Some number of years ago I read about the three advents.  I think I’ve told you this before.  There was a scholar who shared that in the church’s more mystical traditions it’s always been understood that there are three Advents – three arrivals of Jesus, as the word “advent” means coming or arrival.  The first advent is the coming of Jesus being born into the world.  The second advent is the coming of Jesus into our hearts.  And the third advent is the coming of Jesus at the end of times.

And the more I’ve thought about it, the more I’m convinced that we are better at the first and third than we are the second. We are great at preparing for the birth of Jesus – every November and December we get all kinds of things ready. Gifts are bought and wrapped.  Trees are decorated. Advent wreaths are hung and candles lit.  And likewise, we pay a fair amount of attention to the third advent, although it’s perhaps not something to be proud of – we over-focus on the end times and all the trials and tribulations of what we are told will come, often at the expense of how we choose to live in the here and now

 But it’s that second Advent – the coming of Jesus into our hearts – that often gets lost in the shuffle.  And I wonder if the reason for that is because it requires the most trust.  It’s not something we can do simply by opening that box of holiday decorations and hanging all the stuff again.  Nor is it something we do simply by imagining in our minds what might – might – happen one day.  No, this second advent requires great trust of us, because welcoming Jesus into our hearts – into that most sacred of places – is to go all-in with who he is and what he has come here to be and do.  Because that second Advent is not a once-a-year thing or something destined for the far-off future.  It is happening all the time, every moment.  It’s that second advent that Mary sings about.  A song of the coming of Jesus into her heart.  A song of trust. 

Beloved, do we trust Jesus on this first Sunday of Advent?  Do we trust him to place a new song in our hearts, a song that longs to be sung at the top of our lungs, a song that boldly lays claim to all that he has done, is doing, and will be doing in our lives?

Do we trust Jesus enough to put ourselves out there for the sake of the gospel – to live our lives differently because of the melody of this new song that’s coursing through our veins, the spirit of radical love inhaled and exhaled with every breath?

Do we trust Jesus enough to head straight into our broken and hurting and fractured world – a world desperate for a new song, a world longing for something to believe and someone to trust in – do we trust Jesus enough to work with him to bring that world the wholeness and healing it so longs for?

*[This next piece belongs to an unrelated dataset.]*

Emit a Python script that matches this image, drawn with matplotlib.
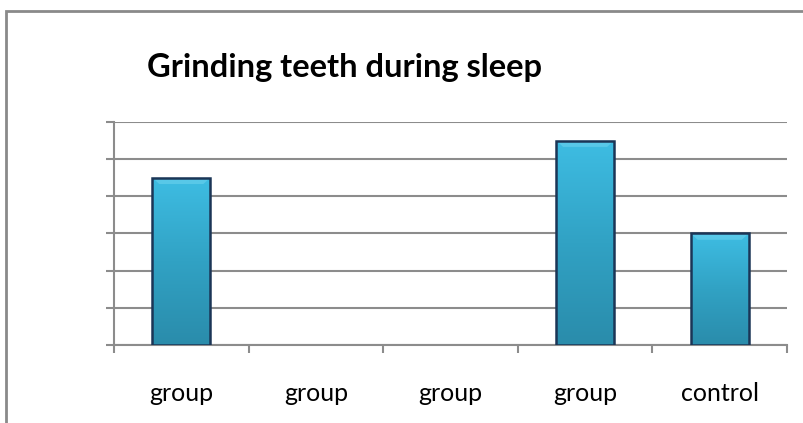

Do we trust Jesus enough to let go – let go of all the things that get in the way of that lovely new song, all the things that would stifle our hearing and mute our voices and cause the melody to be ever-so slightly out of tune?  Do we trust Jesus enough to let go of all that and instead grab hold of what will draw us closer to each other and closer to the God who dares to tell us some amazing news?

On this first Sunday of Advent, as we prepare for the second advent, we hear the voice asking us, “Do you trust me?”  What, I wonder, will our answer be?

 In the name of the Creator, Redeemer, and Sustainer, thanks be to God – and may all of God’s people say, AMEN!



* Because sermons are meant to be preached and are therefore prepared with the emphasis on verbal presentation, the written accounts occasionally stray from proper grammar and punctuation.